Appalachian Plateau and Valley and Ridge Glaciofluvial Valley-fill Deposits SUS
The SUS for the glaciofluvial valley-fill deposits of the Appalachian Plateau and Valley and Ridge will be conducted in the summer and early fall of 2000. The location of this strata is shown in the attached figure. The deposits of this strata are a heterogeneous assortment of bedded clay, silt, sand, and gravel. Groundwater flow is predominantly through the highly permeable and porous sand and gravel outwash deposits. Some of the coarser and thicker deposits comprise the most productive aquifers in the entire Delaware River Basin. The Valley-fill Deposits are heavily used for public and domestic water supply. A high percentage of users also have septic systems. Very little water-quality data is available for this resource that is affected by agriculture and developed land-use activities.
* indicates unreliable data
Land Use Survey
One land-use survey (LUS) is planned for the first intensive phase for the Delaware study unit. NAWQA typically requires new wells to be drilled for a LUS. However, given the nature of the hard rock geology in the area, we anticipate that we will need to use existing wells for our land use study. Drilling new wells would be cost prohibitive. Because this study is designed to sample recently recharged water we must be sure that domestic well water is of recent age (about 10 years or younger). As part of our Piedmont SUS we are age dating about half our samples to determine if domestic wells will be adequate for a LUS. If the age dates of these samples is not too old we will proceed with our plans for the LUS. The other piece of information needed for successful completion of a LUS is adequate ancillary data for these wells (i.e. well depth, casing depth, open interval, aquifer type, etc.). If we cannot find sufficient ancillary information on the wells then the LUS will be cancelled.

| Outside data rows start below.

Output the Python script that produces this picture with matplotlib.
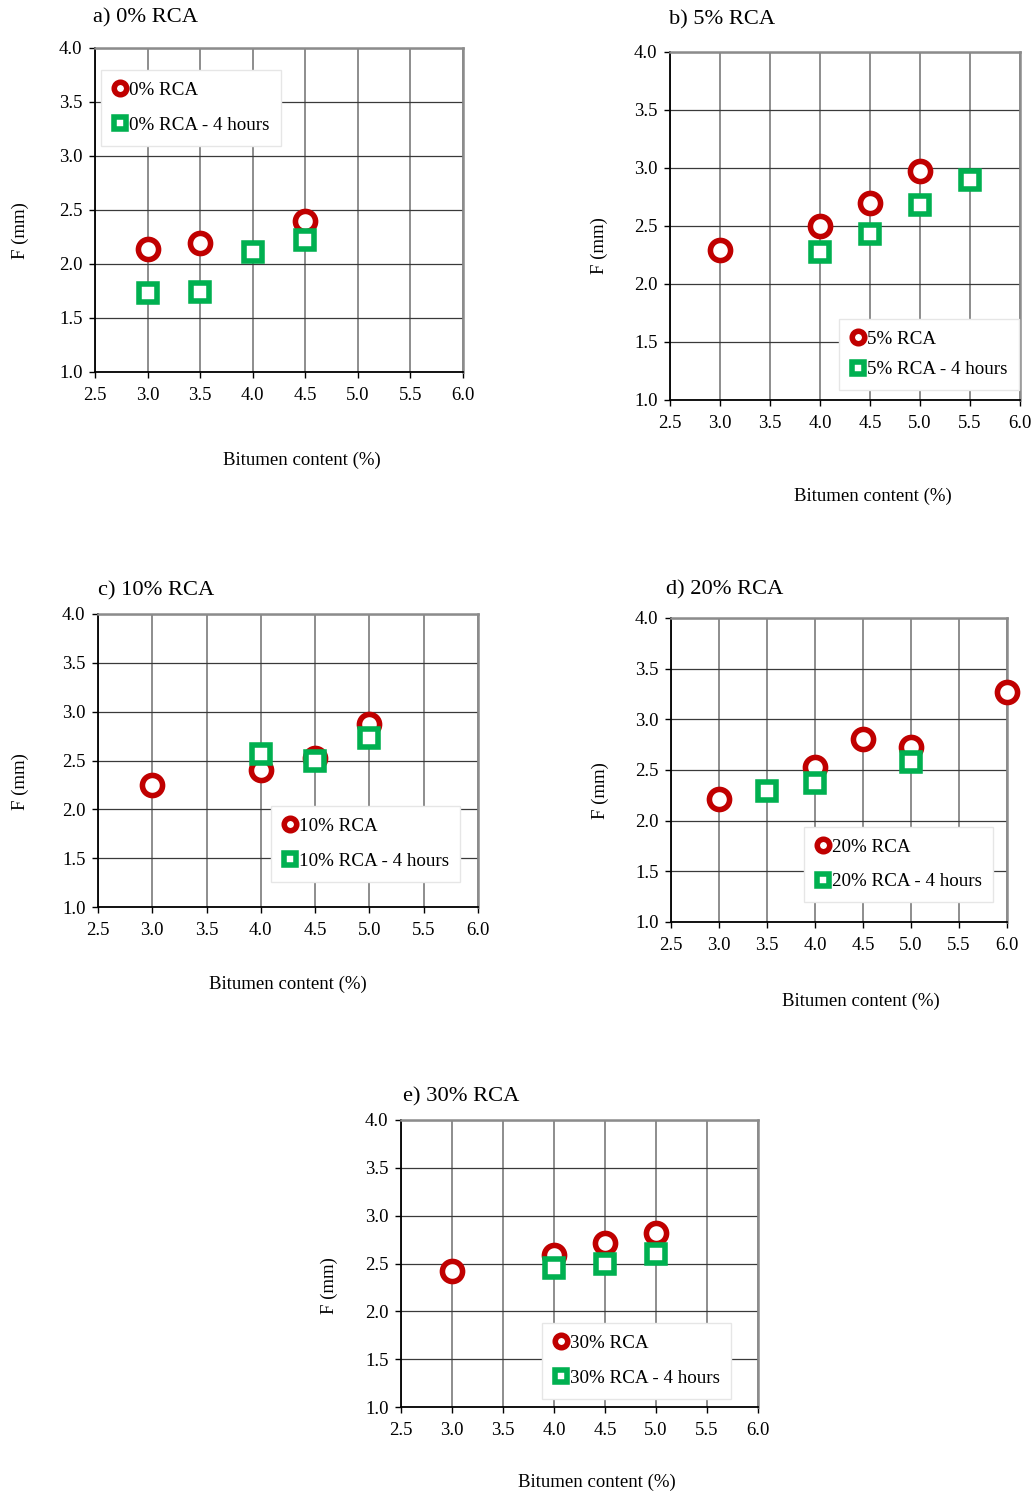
import numpy as np
import matplotlib
matplotlib.use('Agg')
import matplotlib.pyplot as plt

# F (mm) vs bitumen content for each RCA level, fresh and after 4 hours
bit_0 = [3.0, 3.5, 4.5]
f_0 = [2.14, 2.19, 2.40]
bit_0_4h = [3.0, 3.5, 4.0, 4.5]
f_0_4h = [1.73, 1.74, 2.11, 2.22]

bit_5 = [3.0, 4.0, 4.5, 5.0]
f_5 = [2.29, 2.50, 2.70, 2.97]
bit_5_4h = [4.0, 4.5, 5.0, 5.5]
f_5_4h = [2.28, 2.43, 2.68, 2.90]

bit_10 = [3.0, 4.0, 4.5, 5.0]
f_10 = [2.25, 2.40, 2.53, 2.87]
bit_10_4h = [4.0, 4.5, 5.0]
f_10_4h = [2.57, 2.50, 2.73]

bit_20 = [3.0, 4.0, 4.5, 5.0, 6.0]
f_20 = [2.21, 2.53, 2.81, 2.73, 3.27]
bit_20_4h = [3.5, 4.0, 5.0]
f_20_4h = [2.29, 2.37, 2.58]

bit_30 = [3.0, 4.0, 4.5, 5.0]
f_30 = [2.42, 2.59, 2.71, 2.82]
bit_30_4h = [4.0, 4.5, 5.0]
f_30_4h = [2.45, 2.49, 2.60]

rca_names = ['0% RCA', '5% RCA', '10% RCA', '20% RCA', '30% RCA']
panel_tags = ['a)', 'b)', 'c)', 'd)', 'e)']

W, H = 1034, 1494
plt.rcParams['font.family'] = 'Liberation Serif'
fig = plt.figure(figsize=(W / 100, H / 100), dpi=100)

RED = '#C00000'
GREEN = '#00B050'


def fx(x):
    return x / W


def fy(y):
    return 1 - y / H


def panel(box, series, name, tag, title_xy, xlab_xy, ylab_xy, leg_xy, leg_space):
    l, t, r, b = box
    ax = fig.add_axes([fx(l), fy(b), fx(r - l), (b - t) / H])
    (x1, y1), (x2, y2) = series
    ax.plot(x1, y1, 'o', ms=14.5, mfc='white', mec=RED, mew=4, ls='none',
            label=name, zorder=3, clip_on=False)
    ax.plot(x2, y2, 's', ms=13, mfc='white', mec=GREEN, mew=4, ls='none',
            label=name + ' - 4 hours', zorder=4, clip_on=False)
    ax.set_xlim(2.5, 6.0)
    ax.set_ylim(1.0, 4.0)
    ax.set_xticks(np.arange(2.5, 6.01, 0.5))
    ax.set_yticks(np.arange(1.0, 4.01, 0.5))
    ax.set_xticklabels(['%.1f' % v for v in np.arange(2.5, 6.01, 0.5)])
    ax.set_yticklabels(['%.1f' % v for v in np.arange(1.0, 4.01, 0.5)])
    ax.xaxis.grid(True, color='#858585', lw=1.3)
    ax.yaxis.grid(True, color='#3a3a3a', lw=0.9)
    ax.set_axisbelow(True)
    ax.tick_params(direction='out', length=4, width=1, labelsize=13.5, pad=5)
    ax.tick_params(axis='x', pad=7)
    for s in ['left', 'bottom']:
        ax.spines[s].set_color('black')
        ax.spines[s].set_linewidth(1.3)
    for s in ['top', 'right']:
        ax.spines[s].set_color('#8c8c8c')
        ax.spines[s].set_linewidth(1.8)
    leg = ax.legend(loc='upper left', bbox_to_anchor=(fx(leg_xy[0]), fy(leg_xy[1])),
                    bbox_transform=fig.transFigure, borderaxespad=0, fontsize=13.7,
                    markerscale=0.62, handlelength=0.8, handletextpad=0.05,
                    labelspacing=leg_space, borderpad=0.6, fancybox=False,
                    framealpha=1, edgecolor='#e6e6e6')
    leg.set_zorder(5)
    fig.text(fx(title_xy[0]), fy(title_xy[1]), tag + ' ' + name, fontsize=16.2,
             ha='left', va='center')
    fig.text(fx(xlab_xy[0]), fy(xlab_xy[1]), 'Bitumen content (%)', fontsize=13.5,
             ha='center', va='center')
    fig.text(fx(ylab_xy[0]), fy(ylab_xy[1]), 'F (mm)', fontsize=13.5,
             ha='center', va='center', rotation=90)
    return ax


panel((95, 48, 463, 372), [(bit_0, f_0), (bit_0_4h, f_0_4h)], rca_names[0], panel_tags[0],
      (93, 18), (302, 460), (20, 231), (101, 70), 0.95)
panel((670, 52, 1020, 400), [(bit_5, f_5), (bit_5_4h, f_5_4h)], rca_names[1], panel_tags[1],
      (669, 20), (873, 496), (599, 246), (839, 319), 0.7)
panel((98, 614, 478, 907), [(bit_10, f_10), (bit_10_4h, f_10_4h)], rca_names[2], panel_tags[2],
      (98, 591), (288, 984), (20, 782), (271, 806), 0.95)
panel((671, 618, 1007, 922), [(bit_20, f_20), (bit_20_4h, f_20_4h)], rca_names[3], panel_tags[3],
      (666, 590), (861, 1001), (600, 791), (804, 827), 0.9)
panel((401, 1120, 758, 1407), [(bit_30, f_30), (bit_30_4h, f_30_4h)], rca_names[4], panel_tags[4],
      (403, 1097), (597, 1482), (329, 1286), (542, 1323), 0.95)

plt.savefig('out.png', dpi=100)
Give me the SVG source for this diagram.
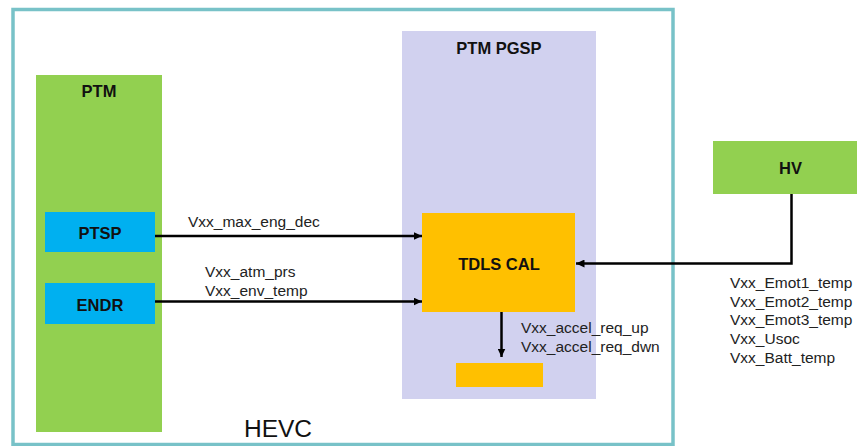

If an urban LUS is conducted in the clastic rocks of the Piedmont Physiographic Province it will be conducted in the Summer of 2001. The rocks of this strata are mostly shale, sandstone, and conglomerates. The water table is a subdued reflection of the topography and groundwater flow is predominantly through fractures. Thirty domestic wells will be randomly selected throughout the strata using a grid-based sampling approach. The wells will be sampled for parameters listed in the attached table. Selection and use of wells will be simplified in part by use of the PaDEP ambient and fixed-site network of wells.
This LUS is of high priority in the study unit because it is the strata having the most newly urbanized land use, with the greatest change from agriculture and forest to residential and commercial land use. The LUS will be nested within the Delaware SUS of the same strata. The data collected by the PaDEP will augment the data collected as part of this SUS, and vice versa. Additionally, the data will augment, and provide regional information on water-quality trends for, the adjacent LSUS NAWQA LUS in a similar strata. Finally, part of the area was a type-area study (Mesozoic Basins) in the Appalachian Valleys-Piedmont Regional Aquifer-Systems Analysis program.
Flow Path Survey
A flow path survey is not planned as part of our groundwater assessment. Drilling in hard rock areas would be prohibitively expensive and there is no guarantee of useful results. The unconsolidated sediments of the Coastal Plain are a likely location for such a study, however they have problems with industrial contamination and induced recharge along the estuary. Also, they have been studied as part of the LINJ Urban Comprehensive Study. For these reasons we felt it would be more useful to expand the scope of other groundwater activities. This would allow us to cover more of the basin and fill in gaps in current understanding.